§ **Direction**: Return all lines where the word "matplotlib" can be found.

Dataset rows:
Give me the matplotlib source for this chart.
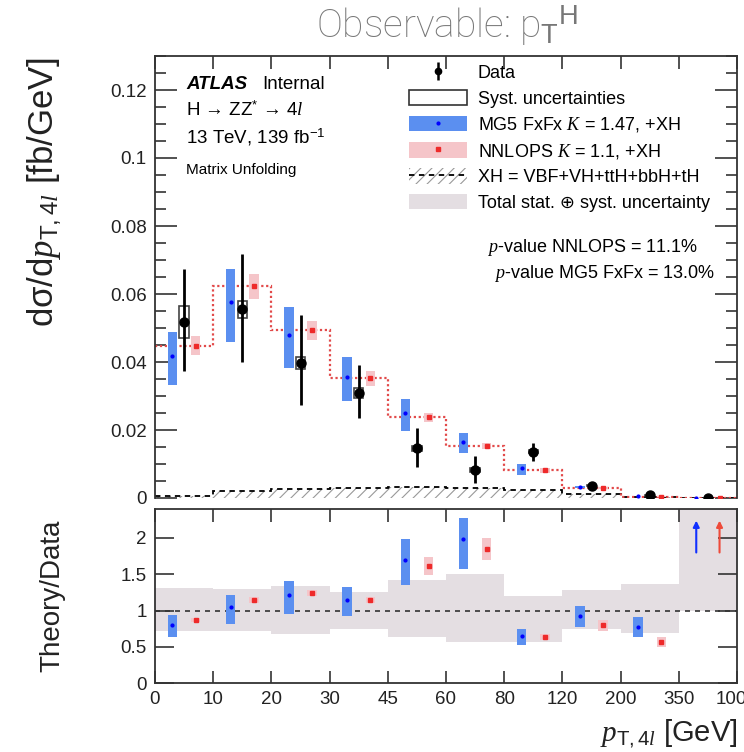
import numpy as np
import matplotlib
matplotlib.use('Agg')
import matplotlib.pyplot as plt
from matplotlib.patches import Patch, Rectangle
from matplotlib.lines import Line2D

plt.rcParams['font.family'] = ['Liberation Sans', 'DejaVu Sans']
plt.rcParams['mathtext.fontset'] = 'custom'
plt.rcParams['mathtext.rm'] = 'Liberation Sans'
plt.rcParams['mathtext.sf'] = 'Liberation Sans'
plt.rcParams['mathtext.it'] = 'Liberation Serif:italic'
plt.rcParams['mathtext.bf'] = 'Liberation Sans:bold'
plt.rcParams['hatch.linewidth'] = 0.8

# pT,4l bin edges [GeV]
bin_edges = ['0', '10', '20', '30', '45', '60', '80', '120', '200', '350', '1000']

# unfolded data [fb/GeV]
data = [0.0519, 0.0555, 0.0397, 0.0310, 0.0146, 0.0082, 0.0136, 0.0036, 0.00075, 0.00003]
data_up = [0.0156, 0.0164, 0.0140, 0.0082, 0.0061, 0.0041, 0.0027, 0.0006, 0.0003, 0.00005]
data_dn = [0.0145, 0.0154, 0.0124, 0.0074, 0.0054, 0.0038, 0.0028, 0.0006, 0.0003, 0.00003]
data_syst = [0.0047, 0.0025, 0.0018, 0.0015, 0.0007, 0.0005, 0.0004, 0.0002, 0.0001, 0.00001]

# predictions
mg5 = [0.0417, 0.0576, 0.0480, 0.0355, 0.0251, 0.0165, 0.0087, 0.0033, 0.00058, 0.00012]
mg5_lo = [0.0332, 0.0458, 0.0381, 0.0286, 0.0197, 0.0131, 0.0069, 0.0030, 0.00050, 0.00010]
mg5_hi = [0.0488, 0.0675, 0.0562, 0.0414, 0.0291, 0.0190, 0.0099, 0.0036, 0.00066, 0.00014]
nnlops = [0.0448, 0.0623, 0.0495, 0.0352, 0.0238, 0.0153, 0.0082, 0.0029, 0.00043, 0.00010]
nnlops_lo = [0.0420, 0.0586, 0.0466, 0.0330, 0.0224, 0.0143, 0.0074, 0.0027, 0.00038, 0.00008]
nnlops_hi = [0.0476, 0.0660, 0.0522, 0.0374, 0.0251, 0.0163, 0.0089, 0.0031, 0.00048, 0.00012]
xh = [0.0007, 0.0021, 0.0026, 0.0030, 0.0032, 0.0030, 0.0024, 0.0011, 0.0004, 0.0001]

# theory / data (nan = off scale)
ratio_mg5 = [0.80, 1.05, 1.21, 1.15, 1.70, 1.98, 0.65, 0.92, 0.77, np.nan]
ratio_mg5_lo = [0.64, 0.82, 0.95, 0.92, 1.35, 1.57, 0.52, 0.77, 0.64, np.nan]
ratio_mg5_hi = [0.94, 1.22, 1.41, 1.33, 1.99, 2.28, 0.75, 1.06, 0.91, np.nan]
ratio_nnlops = [0.87, 1.14, 1.24, 1.14, 1.62, 1.85, 0.63, 0.80, 0.57, np.nan]
ratio_nnlops_lo = [0.84, 1.10, 1.20, 1.10, 1.49, 1.69, 0.59, 0.72, 0.50, np.nan]
ratio_nnlops_hi = [0.90, 1.18, 1.28, 1.18, 1.74, 2.00, 0.67, 0.87, 0.64, np.nan]
ratio_tot_lo = [0.72, 0.72, 0.68, 0.75, 0.63, 0.56, 0.56, 0.74, 0.69, 1.0]
ratio_tot_hi = [1.31, 1.30, 1.34, 1.26, 1.42, 1.51, 1.20, 1.28, 1.37, 3.0]

BLUE = '#5b8ff0'
PINK = '#f5c5c9'
RED = '#ee2a2a'
GREY = '#e4dee2'

W, H = 744, 752


def fx(x):
    return x / W


def fy(y):
    return 1 - y / H


nb = len(data)
idx = np.arange(nb)
edges = np.arange(nb + 1)
bw = 0.16

fig = plt.figure(figsize=(W / 100, H / 100), dpi=100)
ax = fig.add_axes([fx(155), fy(498), (737 - 155) / W, (498 - 56) / H])
axr = fig.add_axes([fx(155), fy(683), (737 - 155) / W, (683 - 509) / H])

# ---- top panel ----
ax.stairs(xh, edges, fill=True, facecolor='none', edgecolor='#999999', hatch='///', lw=0, zorder=1)
ax.stairs(xh, edges, baseline=None, color='k', ls=(0, (3, 2.5)), lw=1.3, zorder=2)
ax.stairs(nnlops, edges, baseline=None, color='#e24a4a', ls=(0, (1, 1.2)), lw=1.6, zorder=2)

mg5 = np.array(mg5)
ax.bar(idx + 0.3, np.array(mg5_hi) - mg5_lo, bottom=mg5_lo, width=bw, color=BLUE, lw=0, zorder=3)
ax.plot(idx + 0.3, mg5, 'o', ms=2, color='#0000ff', zorder=4)
ax.bar(idx + 0.7, np.array(nnlops_hi) - nnlops_lo, bottom=nnlops_lo, width=bw, color=PINK, lw=0, zorder=3)
ax.plot(idx + 0.7, nnlops, 's', ms=3.5, color=RED, zorder=4)

data = np.array(data)
data_syst = np.array(data_syst)
ax.bar(idx + 0.5, 2 * data_syst, bottom=data - data_syst, width=bw, fill=False,
       edgecolor='#444444', lw=1.2, zorder=5)
ax.errorbar(idx + 0.5, data, yerr=[data_dn, data_up], fmt='o', color='k', ms=6.5,
            elinewidth=2.0, capsize=0, zorder=6)

ax.set_xlim(0, nb)
ax.set_ylim(0, 0.13)
ax.set_yticks(np.arange(0, 0.121, 0.02))
ax.set_yticklabels(['0', '0.02', '0.04', '0.06', '0.08', '0.1', '0.12'])
ax.set_yticks(np.arange(0, 0.131, 0.005), minor=True)
ax.set_xticks(edges)
ax.tick_params(axis='x', which='both', direction='in', top=True, bottom=False,
               labelbottom=False, length=9, width=1.2, color='#333333')
ax.tick_params(axis='y', which='major', direction='in', left=True, right=True,
               length=16, width=1.2, labelsize=13.5, pad=6, color='#333333', labelcolor='#222222')
ax.tick_params(axis='y', which='minor', direction='in', left=True, right=True,
               length=8, width=1.2, color='#333333')
for s in ['left', 'right', 'top']:
    ax.spines[s].set_linewidth(1.3)
    ax.spines[s].set_color('#333333')
ax.spines['bottom'].set_visible(False)

handles = [
    (Line2D([], [], marker='|', ms=13, mew=1.8, color='k', ls=''),
     Line2D([], [], marker='o', ms=4.5, color='k', ls='')),
    Rectangle((0, 0), 1, 1, facecolor='white', edgecolor='#333333', lw=1.2),
    (Patch(color=BLUE, lw=0), Line2D([], [], marker='o', ms=2, color='#0000ff', ls='')),
    (Patch(color=PINK, lw=0), Line2D([], [], marker='s', ms=3.5, color=RED, ls='')),
    (Patch(facecolor='none', edgecolor='#999999', hatch='///', lw=0),
     Line2D([], [], color='k', ls=(0, (3, 2.5)), lw=1.3)),
    Patch(color=GREY, lw=0),
]
labels = [
    'Data',
    'Syst. uncertainties',
    'MG5 FxFx $K$ = 1.47, +XH',
    'NNLOPS $K$ = 1.1, +XH',
    'XH = VBF+VH+ttH+bbH+tH',
    'Total stat. \u2295 syst. uncertainty',
]
ax.legend(handles, labels, loc='upper left', bbox_to_anchor=(fx(409), fy(64)),
          bbox_transform=fig.transFigure, frameon=False, fontsize=13,
          handlelength=3.2, handleheight=0.95, handletextpad=0.6, labelspacing=0.42,
          borderpad=0, borderaxespad=0)

fig.text(fx(186), fy(89), 'ATLAS', fontsize=13.5, fontweight='bold', fontstyle='italic')
fig.text(fx(262), fy(89), 'Internal', fontsize=13.5)
fig.text(fx(186), fy(116), 'H \u2192 ZZ$^{*}$ \u2192 4$l$', fontsize=13.5)
fig.text(fx(186), fy(143), '13 TeV, 139 fb$^{-1}$', fontsize=13.5)
fig.text(fx(186), fy(174), 'Matrix Unfolding', fontsize=11)
fig.text(fx(487), fy(252), '$p$-value NNLOPS = 11.1%', fontsize=13)
fig.text(fx(494), fy(278), '$p$-value MG5 FxFx = 13.0%', fontsize=13)

# ---- ratio panel ----
axr.stairs(ratio_tot_hi, edges, baseline=ratio_tot_lo, fill=True, color=GREY, lw=0, zorder=1)
axr.axhline(1, color='#333333', ls=(0, (3, 3)), lw=1.2, zorder=2)
r_lo = np.array(ratio_mg5_lo)
axr.bar(idx + 0.3, np.array(ratio_mg5_hi) - r_lo, bottom=r_lo, width=bw, color=BLUE, lw=0, zorder=3)
axr.plot(idx + 0.3, ratio_mg5, 'o', ms=2, color='#0000ff', zorder=4)
r_lo = np.array(ratio_nnlops_lo)
axr.bar(idx + 0.7, np.array(ratio_nnlops_hi) - r_lo, bottom=r_lo, width=bw, color=PINK, lw=0, zorder=3)
axr.plot(idx + 0.7, ratio_nnlops, 's', ms=3.5, color=RED, zorder=4)

# off-scale ratios shown as arrows
for i in idx:
    for off, val, col in [(0.3, ratio_mg5[i], '#1030ff'), (0.7, ratio_nnlops[i], '#ee4a3a')]:
        if np.isnan(val):
            axr.annotate('', xy=(i + off, 2.24), xytext=(i + off, 1.8),
                         arrowprops=dict(arrowstyle='-|>', color=col, lw=1.5,
                                         mutation_scale=9, shrinkA=0, shrinkB=0), zorder=5)

axr.set_xlim(0, nb)
axr.set_ylim(0, 2.4)
axr.set_yticks([0, 0.5, 1, 1.5, 2])
axr.set_yticklabels(['0', '0.5', '1', '1.5', '2'])
axr.set_xticks(edges)
axr.set_xticklabels(bin_edges)
axr.tick_params(axis='x', direction='in', top=True, bottom=True, length=9, width=1.2,
                labelsize=13.5, pad=6, color='#333333', labelcolor='#222222')
axr.tick_params(axis='y', direction='in', left=True, right=True, length=14, width=1.2,
                labelsize=13.5, pad=6, color='#333333', labelcolor='#222222')
for s in axr.spines.values():
    s.set_linewidth(1.3)
    s.set_color('#333333')

fig.text(fx(447), fy(38), 'Observable: p$_{\\mathrm{T}}$$^{\\mathrm{H}}$', ha='center', va='baseline',
         fontsize=28, color='#777777', family=['Roboto', 'Liberation Sans', 'DejaVu Sans'],
         fontweight='light')
fig.text(fx(44), fy(192), 'd\u03c3/d$p_{\\mathrm{T,4}l}$ [fb/GeV]', rotation=90,
         ha='center', va='center', fontsize=25, color='#222222')
fig.text(fx(52), fy(596), 'Theory/Data', rotation=90, ha='center', va='center',
         fontsize=20, color='#222222')
fig.text(fx(737), fy(741), '$p_{\\mathrm{T,4}l}$ [GeV]', ha='right', va='baseline',
         fontsize=21, color='#222222')

fig.savefig('out.png', dpi=100)
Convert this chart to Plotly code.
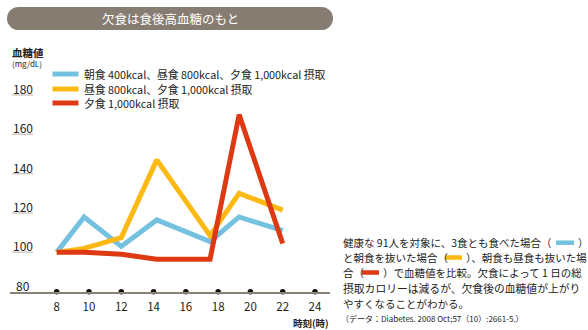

§ **Solution to the problem**:
Give me the matplotlib source for this chart.
import matplotlib
matplotlib.use('Agg')
import matplotlib.pyplot as plt
from matplotlib.patches import Patch, Rectangle
from matplotlib.lines import Line2D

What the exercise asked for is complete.